> [Problem requirements]
In the lines below, output everything from the first line through the line containing "from matplotlib.transforms import offset_copy" exactly as it is. Pictures are not part of the output.

> [Material provided]
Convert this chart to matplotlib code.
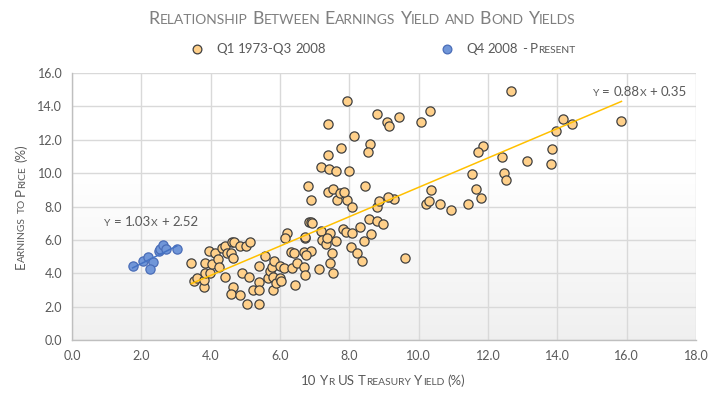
import numpy as np
import matplotlib
matplotlib.use('Agg')
import matplotlib.pyplot as plt
from matplotlib.transforms import offset_copy

# Q1 1973 - Q3 2008: 10 yr treasury yield vs earnings to price
hist_x = [3.44, 3.52, 3.62, 3.81, 3.81, 3.84, 3.84, 3.94, 3.98, 4.03, 4.13, 4.21, 4.24, 4.34,
          4.40, 4.42, 4.47, 4.59, 4.63, 4.61, 4.66, 4.64, 4.58, 4.85, 4.85, 4.90, 5.02, 5.14,
          5.11, 5.04, 5.22, 5.39, 5.39, 5.39, 5.40, 5.57, 5.64, 5.72, 5.77, 5.81, 5.80, 5.83,
          5.89, 6.01, 6.03, 6.01, 6.12, 6.20, 6.15, 6.32, 6.36, 6.44, 6.39, 6.49, 6.70, 6.71,
          6.70, 6.73, 6.85,
          6.89, 7.64, 7.93, 8.08, 8.80, 9.30, 10.22, 6.90, 6.92, 6.71, 7.18, 7.45, 7.21, 7.33,
          7.35, 7.61, 7.82, 7.91, 8.08, 8.32, 8.56, 8.80, 8.97, 8.63, 8.43, 8.05, 8.22, 8.37,
          9.62, 7.50, 7.45, 7.53, 7.13, 6.89, 6.76,
          7.93, 7.38, 8.14, 8.59, 8.54, 7.76, 7.39, 7.18, 7.42, 7.62, 7.99, 6.81, 7.38, 7.53,
          7.72, 7.85, 8.46,
          8.80, 9.09, 9.15, 9.44, 10.07, 10.32, 8.86, 9.12, 11.86, 11.71, 11.54, 11.64, 11.80,
          11.43, 10.92, 10.61, 10.36, 10.31,
          12.41, 13.13, 13.85, 13.82, 12.47, 12.53,
          14.17, 14.43, 13.97, 15.85, 12.65]
hist_y = [4.60, 3.53, 3.70, 3.16, 3.60, 4.00, 4.63, 5.35, 4.03, 4.53, 5.23, 4.85, 4.39, 5.49,
          5.65, 3.79, 5.19, 5.19, 4.89, 5.89, 5.85, 3.16, 2.76, 2.70, 5.65, 4.00, 5.65, 5.89,
          3.79, 2.16, 3.00, 3.49, 3.00, 2.16, 4.45, 5.05, 3.70, 4.13, 4.39, 3.79, 3.00, 4.73,
          3.43, 3.70, 3.53, 4.43, 4.30, 6.39, 6.09, 5.29, 4.30, 3.30, 5.23, 4.60, 4.39, 3.89,
          5.29, 6.09, 7.09,
          8.39, 8.39, 8.39, 7.95, 7.95, 8.45, 8.17, 7.07, 7.00, 6.15, 6.55, 6.43, 5.99, 5.73,
          6.09, 5.95, 6.65, 6.45, 6.43, 6.79, 7.23, 7.15, 6.93, 6.35, 5.95, 5.59, 5.23, 4.75,
          4.93, 5.23, 4.63, 4.03, 4.23, 5.35, 5.09,
          14.34, 12.94, 12.24, 11.74, 11.28, 11.48, 11.08, 10.38, 10.25, 10.15, 10.15, 9.25, 8.89, 9.05,
          8.83, 8.89, 9.25,
          13.54, 13.08, 12.84, 13.38, 13.08, 13.74, 8.35, 8.59, 11.64, 11.28, 9.95, 9.05, 8.53,
          8.17, 7.79, 8.13, 8.99, 8.35,
          10.94, 10.74, 11.44, 10.55, 9.99, 9.59,
          13.22, 12.92, 12.54, 13.14, 14.94]

# Q4 2008 - present
recent_x = [1.75, 2.04, 2.18, 2.33, 2.25, 2.50, 2.55, 2.62, 2.71, 3.02]
recent_y = [4.43, 4.75, 4.99, 4.65, 4.25, 5.35, 5.45, 5.67, 5.43, 5.47]

# trendline coefficients shown on the chart
hist_fit = (0.88, 0.35)
recent_fit = (1.03, 2.52)

x_ticks = np.arange(0, 18.1, 2)
y_ticks = np.arange(0, 16.1, 2)

FONT = 'Lato'
GREY = '#595959'


def small_caps(fig, x, y, s, size, color, transform=None, ha='center', rotation=0):
    """Fake small caps: upper-case letters at full size, lower-case letters as smaller capitals."""
    transform = transform if transform is not None else fig.transFigure
    renderer = fig.canvas.get_renderer()
    small = size * 0.78
    runs = []
    for ch in s:
        kind = 'space' if ch == ' ' else ('small' if ch.islower() else 'big')
        if runs and runs[-1][1] == kind and kind != 'space':
            runs[-1][0] += ch
        else:
            runs.append([ch, kind])
    pieces = []
    for txt, kind in runs:
        if kind == 'space':
            pieces.append((None, size * 0.26 * fig.dpi / 72))
            continue
        t = fig.text(0, 0, txt.upper(), fontsize=size if kind == 'big' else small,
                     color=color, family=FONT, rotation=rotation, rotation_mode='anchor',
                     ha='left', va='baseline')
        bb = t.get_window_extent(renderer)
        pieces.append((t, bb.width if rotation == 0 else bb.height))
    total = sum(w for _, w in pieces)
    off = {'center': -total / 2, 'left': 0, 'right': -total}[ha]
    for t, w in pieces:
        if t is not None:
            if rotation == 0:
                tr = offset_copy(transform, fig=fig, x=off, y=0, units='dots')
            else:
                tr = offset_copy(transform, fig=fig, x=0, y=off, units='dots')
            t.set_position((x, y))
            t.set_transform(tr)
        off += w


fig = plt.figure(figsize=(7.24, 3.98), dpi=100)
ax = fig.add_axes([72 / 724, 58 / 398, 624 / 724, 267 / 398])

# soft gradient in the plot area (white at top, light grey at bottom)
grad = np.linspace(1.0, 0.0, 256).reshape(-1, 1)
grad = np.clip(grad * 1.6, 0, 1)
img = np.ones((256, 1, 3)) * (0.94 + 0.06 * grad)[:, :, None]
ax.imshow(img, extent=[0, 18, 0, 16], aspect='auto', zorder=0)

ax.set_xlim(0, 18)
ax.set_ylim(0, 16)
ax.set_xticks(x_ticks)
ax.set_yticks(y_ticks)
ax.set_xticklabels([f'{v:.1f}' for v in x_ticks], family=FONT, fontsize=9, color=GREY)
ax.set_yticklabels([f'{v:.1f}' for v in y_ticks], family=FONT, fontsize=9, color=GREY)
ax.tick_params(length=0, pad=7)
ax.grid(True, color='#d9d9d9', linewidth=1)
ax.set_axisbelow(True)
for side in ['top', 'right']:
    ax.spines[side].set_visible(False)
for side in ['left', 'bottom']:
    ax.spines[side].set_color('#bfbfbf')
    ax.spines[side].set_linewidth(1)

ax.scatter(hist_x, hist_y, s=44, color='#FFD08A', edgecolor='#404040', linewidth=0.9, zorder=3)
ax.scatter(recent_x, recent_y, s=44, color='#7096d8', edgecolor='#4a6db8', linewidth=0.9, zorder=3)

hx = np.array([min(hist_x), max(hist_x)])
ax.plot(hx, hist_fit[0] * hx + hist_fit[1], color='#FFC000', linewidth=1.1, zorder=4)
rx = np.array([min(recent_x), max(recent_x)])
ax.plot(rx, recent_fit[0] * rx + recent_fit[1], color='#4472C4', linewidth=1.1, zorder=4)

fig.canvas.draw()

small_caps(fig, 362 / 724, 1 - 24 / 398, 'Relationship Between Earnings Yield and Bond Yields', 12.8, '#7f7f7f')

# legend
fig.lines.append(plt.Line2D([197 / 724], [1 - 49 / 398], transform=fig.transFigure, marker='o',
                            markersize=6.3, markerfacecolor='#FFD08A', markeredgecolor='#404040',
                            markeredgewidth=0.9, linestyle='none'))
fig.lines.append(plt.Line2D([447 / 724], [1 - 49 / 398], transform=fig.transFigure, marker='o',
                            markersize=6.3, markerfacecolor='#7096d8', markeredgecolor='#4a6db8',
                            markeredgewidth=0.9, linestyle='none'))
small_caps(fig, 216 / 724, 1 - 53 / 398, 'Q1 1973-Q3 2008', 9.5, GREY, ha='left')
small_caps(fig, 466 / 724, 1 - 53 / 398, 'Q4 2008 - Present', 9.5, GREY, ha='left')

# axis titles
small_caps(fig, 383 / 724, 1 - 385 / 398, '10 Yr US Treasury Yield (%)', 9.5, GREY)
small_caps(fig, 25 / 724, 1 - 207 / 398, 'Earnings to Price (%)', 9.5, GREY, rotation=90)

# trendline equations
small_caps(fig, 687 / 724, 1 - 96 / 398, f'y = {hist_fit[0]:.2f}x + {hist_fit[1]:.2f}', 9.5, GREY, ha='right')
small_caps(fig, 104 / 724, 1 - 226 / 398, f'y = {recent_fit[0]:.2f}x + {recent_fit[1]:.2f}', 9.5, GREY, ha='left')

fig.savefig('out.png', dpi=100)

> [Exercise output]
Convert this chart to matplotlib code.
import numpy as np
import matplotlib
matplotlib.use('Agg')
import matplotlib.pyplot as plt
from matplotlib.transforms import offset_copy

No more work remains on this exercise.